Belki avluda bir ağaç bulunur ama

gökyüzünü başımın üstünde görmek

bana yasak...

Burası benden başka kaç insanın evidir?

Bilmiyorum.

Ben bir başıma onlardan uzağım,

hep birlikte onlar benden uzak.

Nâzım Hikmet, hayatının büyük bir kısmını cezaevinde geçirdiği için aşk hayatındaki ilişkilerde zorlu sınavlardan geçmiştir. Ancak bu zorluklar, onun eserlerine derinlik katmış ve aşk, özlem ve ayrılık gibi temaların sıkça işlendiği şiirlerine yansımıştır.

Nâzım Hikmet'in aşk hayatı, hem şiirlerinde hem de yaşamında, duygusal karmaşıklıklar ve aşkın çeşitli yönlerini yansıtan bir iz bırakmıştır. Aşkın tutkulu, acılı, umutlu ve hüzünlü yanlarını işleyen şair, edebiyat tarihinde kendine özgü bir yer edinmiştir.

Nazım Hikmet ve 'Ceviz Ağacı' efsanesi

Cem Karaca’nın unutulmaz şarkısı “Ceviz Ağacı”nın hikayesine, sözlerin şairi Nazım Hikmet Ran hakkında sürekli paylaşılan bir şehir efsanesi eşlik ediyor. Birçok internet sitesinde yıllardan beri paylaşılan hikaye şöyle:

“Nâzım, Gülhane Parkı’ndaki bir ceviz ağacının altında sevgilisi ile buluşmak üzere randevulaşır. Buluşacakları gün Gülhane Parkı’na gider ve ceviz ağacının altında beklemeye başlar, tam bu sırada polisler de orada devriyeye çıkmıştır. O dönemlerde Nâzım Hikmet arananlar listesinde olduğu için polislerden gizlenmek durumunda kalır ve bu ceviz ağacına çıkar. Nazım Hikmet ağacın tepesindeyken sevgilisi Piraye gelip her şeyden habersiz ceviz ağacının altında beklemeye başlar. Polislerden dolayı aşağıya seslenemez ve çaresiz çıkarır kalemi, kâğıdı ceviz ağacının tepesinde başlar yazmaya; yediden yetmişe herkesin dilinde pelesenk olan şiirini.”
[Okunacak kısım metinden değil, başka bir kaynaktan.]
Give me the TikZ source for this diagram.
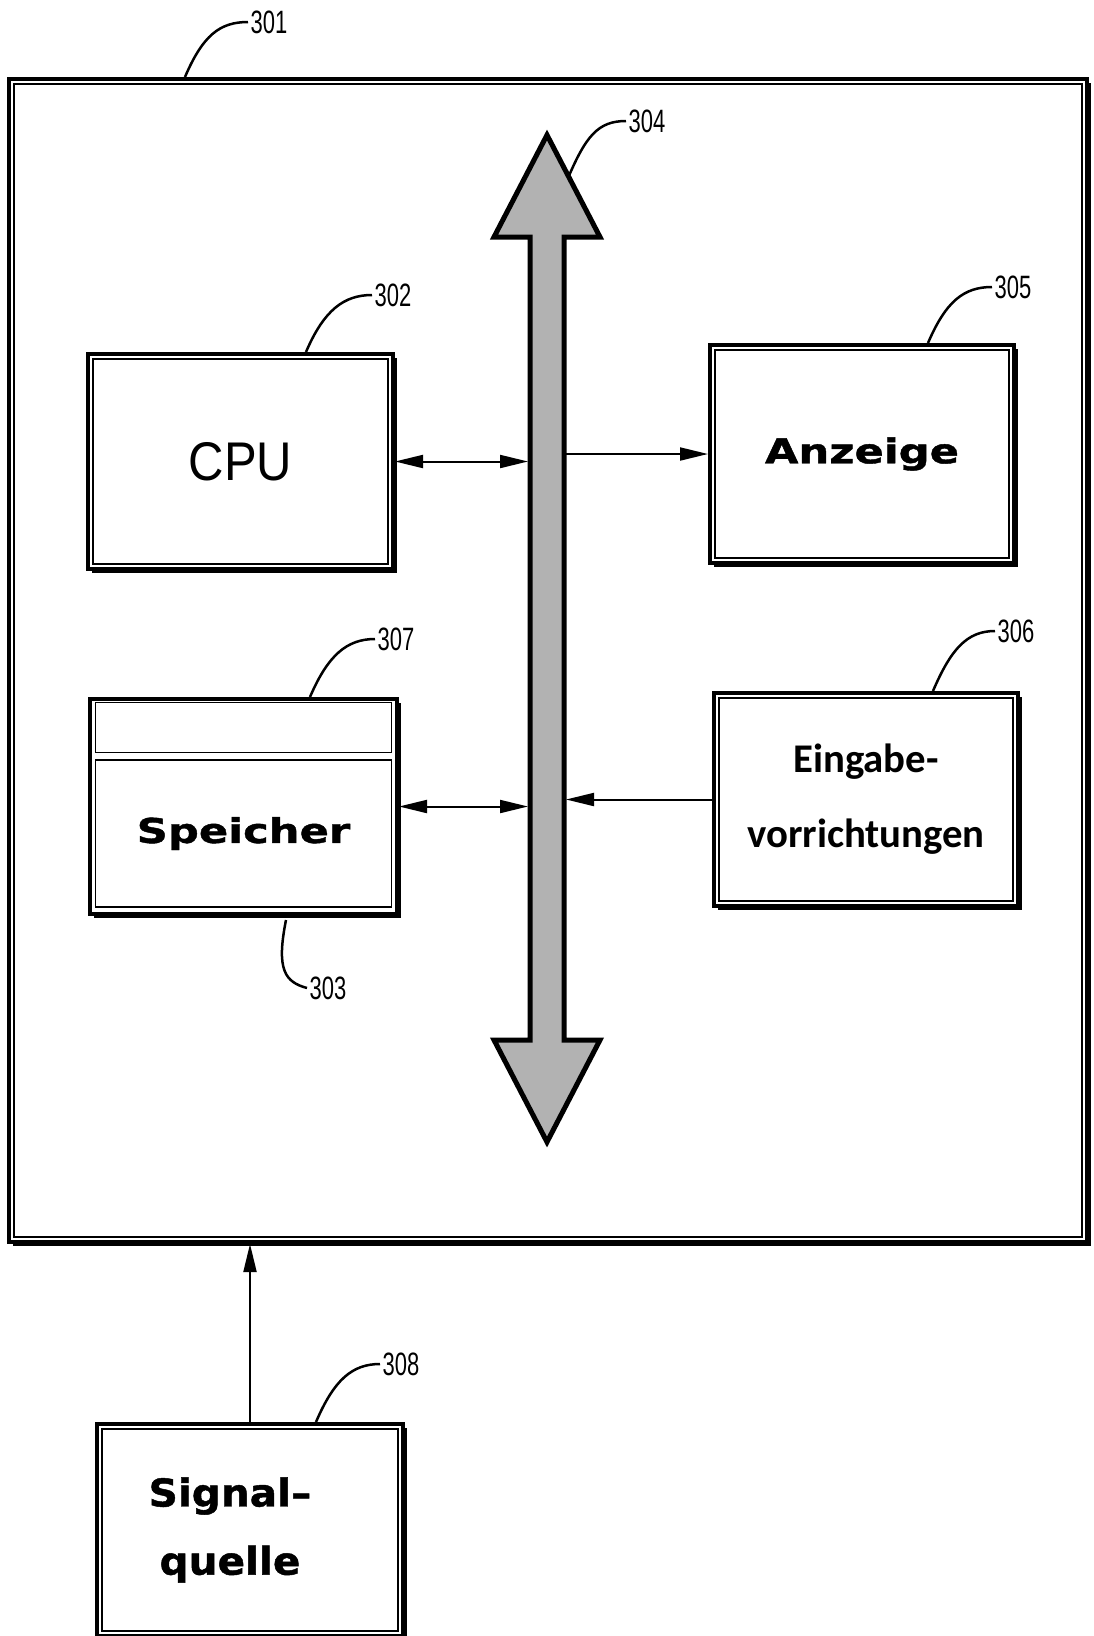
\documentclass[tikz,border=0pt]{standalone}
\usepackage{fontspec}
\setmainfont{Liberation Sans}
\newfontfamily\cpufont[FakeStretch=0.9]{Liberation Sans}
\newfontfamily\numfont[FakeStretch=0.68]{Liberation Sans}
\newfontfamily\widefont[FakeStretch=1.27, FakeBold=1.2]{DejaVu Sans}
\newfontfamily\sigfont[FakeStretch=1.06, FakeBold=1.2]{DejaVu Sans}
\newfontfamily\eingfont{Carlito}
\usetikzlibrary{arrows.meta,positioning,calc,shadows}
\tikzset{
  box/.style={draw, line width=0.4mm, fill=white, minimum width=3.05cm, minimum height=2.15cm, inner sep=0pt, align=center,
    drop shadow={shadow xshift=0.4mm, shadow yshift=-0.4mm, fill=black, opacity=1}},
  inbox/.style={draw, line width=0.15mm, inner sep=0pt},
  arr/.style={-{Triangle[length=2.8mm, width=1.3mm]}, line width=0.2mm},
  darr/.style={{Triangle[length=2.8mm, width=1.3mm]}-{Triangle[length=2.8mm, width=1.3mm]}, line width=0.2mm},
  num/.style={font=\numfont\fontsize{9.2}{10}\selectfont, inner sep=0.2mm, anchor=west},
  lead/.style={line width=0.25mm},
  widelbl/.style={font=\widefont\bfseries\fontsize{9.7}{12}\selectfont},
}

\begin{document}
\begin{tikzpicture}
  \path[use as bounding box, clip] (0,0) rectangle (10.93,-16.36);
  % frame 301
  \node[box, minimum width=10.78cm, minimum height=11.63cm] (sys) at (5.48,-6.605) {};
  % bus 304
  \draw[line width=0.5mm, fill=gray!60] (5.47,-1.35) -- (6.0,-2.37) -- (5.64,-2.37) -- (5.64,-10.40)
    -- (6.0,-10.40) -- (5.47,-11.42) -- (4.94,-10.40) -- (5.30,-10.40) -- (5.30,-2.37) -- (4.94,-2.37) -- cycle;
  \coordinate (bustip) at (5.47,-1.35);
  \coordinate (busW) at (5.28,-6);
  \coordinate (busE) at (5.66,-6);

  \node[box, font=\cpufont\fontsize{15.5}{18}\selectfont] (cpu) at (2.405,-4.615) {CPU};
  \node[box, widelbl, minimum width=3.04cm, minimum height=2.18cm] (anz) at (8.62,-4.54) {Anzeige};
  \node[box, minimum width=3.07cm] (sp) at (2.435,-8.065) {};
  \node[inbox, minimum width=2.96cm, minimum height=0.50cm] (cache) at (2.435,-7.275) {};
  \node[inbox, widelbl, minimum width=2.96cm, minimum height=1.47cm] (mem) at (2.435,-8.335) {Speicher};
  \node[box, font=\eingfont\bfseries\fontsize{11.6}{21.3}\selectfont, minimum width=3.04cm, minimum height=2.13cm] (eing) at (8.66,-7.995) {Eingabe-\\vorrichtungen};
  \node[box, font=\sigfont\bfseries\fontsize{10.9}{19.4}\selectfont, minimum width=3.06cm, minimum height=2.12cm] (sq) at (2.50,-15.30) {Signal–\makebox[0.4cm]{}\\quelle\makebox[0.4cm]{}};

  \foreach \n in {sys,cpu,anz,eing,sq}
    \draw[line width=0.15mm] ([shift={(0.07,-0.07)}]\n.north west) rectangle ([shift={(-0.07,0.07)}]\n.south east);

  \draw[darr] (cpu.east) -- (cpu.east -| busW);
  \draw[arr] (anz.west -| busE) -- (anz.west);
  \draw[darr] (sp.east) -- (sp.east -| busW);
  \draw[arr] (eing.west) -- (eing.west -| busE);
  \draw[arr] (sq.north) -- (sq.north |- sys.south);

  % reference numerals
  \node[num] (n301) at (2.48,-0.22) {301};
  \node[num] (n302) at (3.72,-2.95) {302};
  \node[num] (n304) at (6.26,-1.21) {304};
  \node[num] (n305) at (9.92,-2.87) {305};
  \node[num] (n306) at (9.95,-6.31) {306};
  \node[num] (n307) at (3.75,-6.39) {307};
  \node[num] (n303) at (3.07,-9.88) {303};
  \node[num] (n308) at (3.80,-13.64) {308};

  \draw[lead] ([xshift=1.78cm]sys.north west) .. controls +(0.18,0.42) and +(-0.28,0) .. (n301.west);
  \draw[lead] ([xshift=2.2cm]cpu.north west) .. controls +(0.18,0.42) and +(-0.28,0) .. (n302.west);
  \draw[lead] ([shift={(0.21,-0.43)}]bustip) .. controls +(0.18,0.42) and +(-0.28,0) .. (n304.west);
  \draw[lead] ([xshift=2.2cm]anz.north west) .. controls +(0.18,0.42) and +(-0.28,0) .. (n305.west);
  \draw[lead] ([xshift=2.21cm]eing.north west) .. controls +(0.18,0.42) and +(-0.28,0) .. (n306.west);
  \draw[lead] ([xshift=2.22cm]sp.north west) .. controls +(0.18,0.42) and +(-0.28,0) .. (n307.west);
  \draw[lead] ([shift={(1.98,-0.04)}]sp.south west) .. controls +(-0.1,-0.5) and +(-0.22,0.06) .. (n303.west);
  \draw[lead] ([xshift=2.21cm]sq.north west) .. controls +(0.18,0.42) and +(-0.28,0) .. (n308.west);
\end{tikzpicture}
\end{document}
İddia doğru değil. Nazım Hikmet Ran, “Ceviz Ağacı” şiirini 1957’de Bulgaristan’nın Balçık kentinde kaçakken kaleme aldı. Şiirle ilgili yorumlar, şiirin bir aşk hikayesi değil, memleket özleminden esinlendiği yönünde.

Başım köpük köpük bulut,

içim dışım deniz,

ben bir ceviz ağacıyım Gülhane parkında,

budak budak, serham serham ihtiyar bir ceviz.

Ne sen bunun farkındasın, ne polis farkında.